I talked to Lucy, who wrote her Masters thesis on the similarities between the performance of law and drama in the 17th century, about directing in this piece of history. “This place is amazing. It looks like an indoor theatre which was built upon the principle of a Tudor theatre,” Lucy said. She believes that there could have been a production of The White Devil in this very hall in 1612/13, “I saw it and I just thought, I have to do this”.
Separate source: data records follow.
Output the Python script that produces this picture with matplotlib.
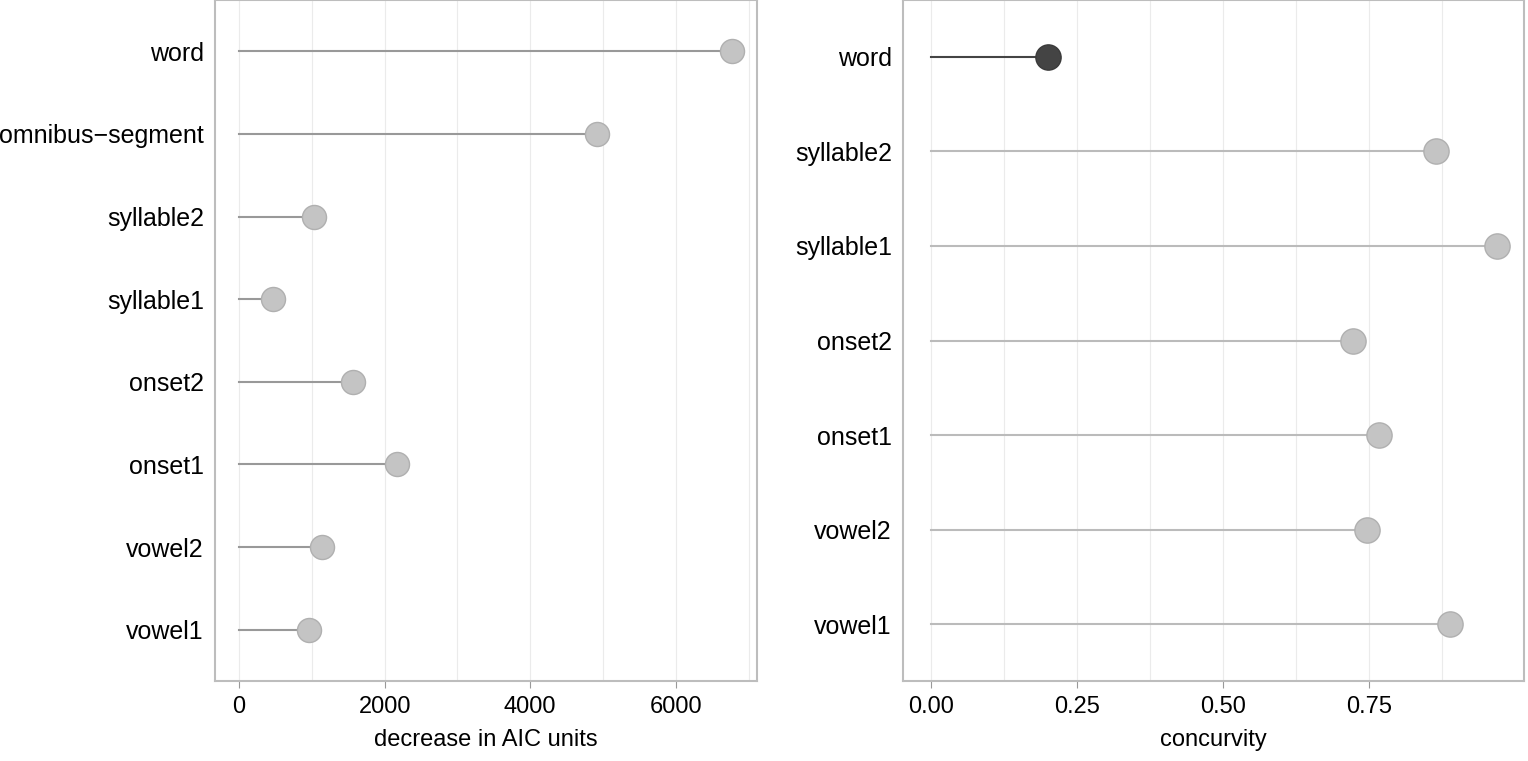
import matplotlib
matplotlib.use("Agg")
from matplotlib import pyplot as plt

plt.rcParams['font.family'] = ['Liberation Sans', 'DejaVu Sans']

# left panel data (bottom to top)
aic_labels = ['vowel1', 'vowel2', 'onset1', 'onset2', 'syllable1', 'syllable2', 'omnibus\u2212segment', 'word']
aic_values = [960, 1140, 2170, 1565, 467, 1030, 4916, 6770]

# right panel data (bottom to top)
conc_labels = ['vowel1', 'vowel2', 'onset1', 'onset2', 'syllable1', 'syllable2', 'word']
conc_values = [0.889, 0.747, 0.767, 0.723, 0.969, 0.866, 0.200]

fig = plt.figure(figsize=(15.28, 7.61), dpi=100)
ax1 = fig.add_axes([215/1528, 1-681/761, 542/1528, 681/761])
ax2 = fig.add_axes([903/1528, 1-681/761, 621/1528, 681/761])

def style(ax):
    for s in ax.spines.values():
        s.set_color('#bdbdbd')
        s.set_linewidth(1.5)
    ax.tick_params(axis='y', length=0, labelsize=18, pad=8)
    ax.tick_params(axis='x', length=5, color='#999999', labelsize=17, pad=6)
    ax.set_axisbelow(True)

# left
ys = list(range(1, len(aic_labels)+1))
for y, v in zip(ys, aic_values):
    ax1.plot([0, v], [y, y], color='#999999', lw=1.5, zorder=2)
ax1.scatter(aic_values, ys, s=300, color='#c4c4c4', edgecolor='#b0b0b0', lw=1, zorder=3)
ax1.set_yticks(ys)
ax1.set_yticklabels(aic_labels)
ax1.set_xlim(-330, 7115)
ax1.set_ylim(0.38, 8.62)
ax1.set_xticks([0, 2000, 4000, 6000])
ax1.set_xticks([1000, 3000, 5000, 7000], minor=True)
ax1.tick_params(axis='x', which='minor', length=0)
ax1.grid(axis='x', which='both', color='#ebebeb', lw=0.8)
ax1.set_xlabel('decrease in AIC units', fontsize=17, labelpad=8)
style(ax1)

# right
ys2 = list(range(1, len(conc_labels)+1))
for y, v, lab in zip(ys2, conc_values, conc_labels):
    dark = lab == 'word'
    ax2.plot([0, v], [y, y], color='#444444' if dark else '#bbbbbb', lw=1.5, zorder=2)
    ax2.scatter([v], [y], s=330, color='#444444' if dark else '#c4c4c4',
                edgecolor='#3a3a3a' if dark else '#b0b0b0', lw=1, zorder=3)
ax2.set_yticks(ys2)
ax2.set_yticklabels(conc_labels)
ax2.set_xlim(-0.048, 1.016)
ax2.set_ylim(0.40, 7.60)
ax2.set_xticks([0, 0.25, 0.5, 0.75])
ax2.set_xticklabels(['0.00', '0.25', '0.50', '0.75'])
ax2.set_xticks([0.125, 0.375, 0.625, 0.875], minor=True)
ax2.tick_params(axis='x', which='minor', length=0)
ax2.grid(axis='x', which='both', color='#ebebeb', lw=0.8)
ax2.set_xlabel('concurvity', fontsize=17, labelpad=8)
style(ax2)

fig.savefig('out.png', dpi=100)
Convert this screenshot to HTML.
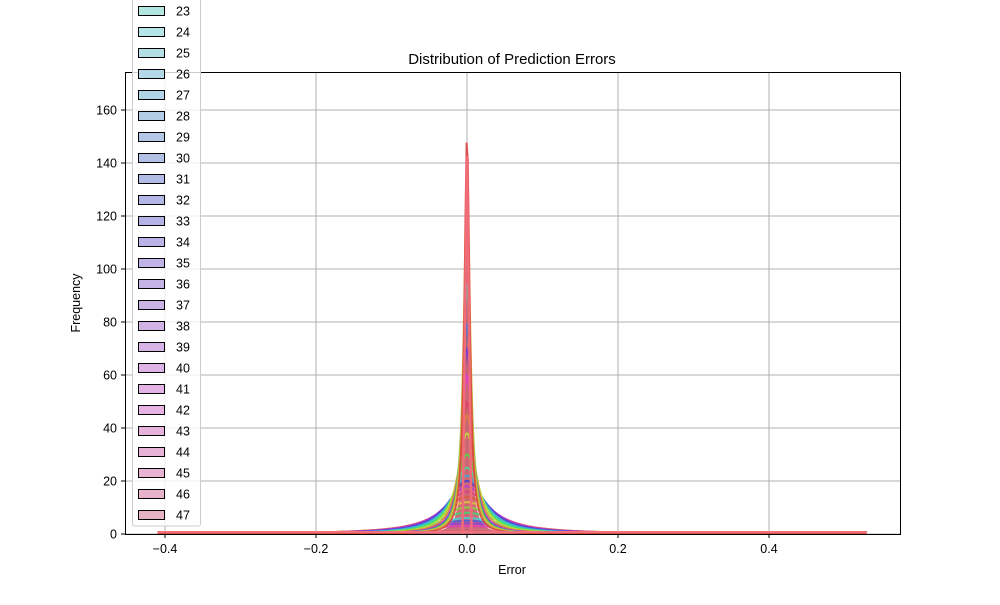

When asked what the college hall offered that a more conventional space could not, Lucy told me, “Definitely intimacy. “This play is all about watching people; it’s about claustrophobia; it’s about seeing desire you shouldn’t see.” This translated extraordinarily well into the preview of the central trial scene I got to see. The cardinal’s (Noah Vickers) imperious taunting booms impressively in the echoing hall. Vittoria (Sophie Claypole) defends herself with the utmost sass, and the close proximity of the actors gives every smirk, grin, and wink, immeasurable potency. “You’re always on somebody’s toes in that theatre,” chuckled Lucy, half-jokingly. As grim figures marched, not across a raised stage, but right beside me, holding candles barely two feet away from my face, I understood what she meant. “Revenge tragedy is disquieting,” Lucy told me, “it’s meant to make you feel something you shouldn’t be able to feel […] This is like going to watch a horror film in so many ways and I think that’s what you’re going to get from seeing it like this.”
The actors have an audience on three sides of them, with two groups sitting on either side and another sat behind them on the balcony. This arrangement strengthens the link between theatre and legal court. They are “surrounded by an audience that can see you, and you can see them”. The atmosphere of anxiety is so palpable in an imposing building such as this. I will not spoil some of the other discomforting elements of the play but be warned that Lucy wants to create the “sense of being put at risk by theatre that is politically challenging, but also physically challenging”.
One aspect of the Early Modern theatre we might want to leave in the past is fire hazards. Not only are there candles strewn across the tables, but every character carries one. Luckily, this doesn’t cause movement to look stilted at all. “They’ve had a lit candle in their hands for three weeks. I’m not worried about them dropping it,” Lucy reassured me.
One might expect obtaining permission to perform in such a historical space to be impossible, but, as a Jesus student, the college gave Lucy the space for free. That said, she “had to send a lot of emails […] talk to the domestic bursar, the hall staff [….] it took probably a good six weeks of negotiations to get”. Fortunately, Lucy “believe[s] Jesus are quite keen to do it again”, and a free theatre space as authentic as this is not something to scoff at.
It is amazing how much excitement an original venue can bring to an already accomplished-looking production. As a final word, Lucy told me that she thinks “it’s so important to try using space in different ways […] I really hope this does continue. I think it’s such an opportunity that is just not used by so many students”.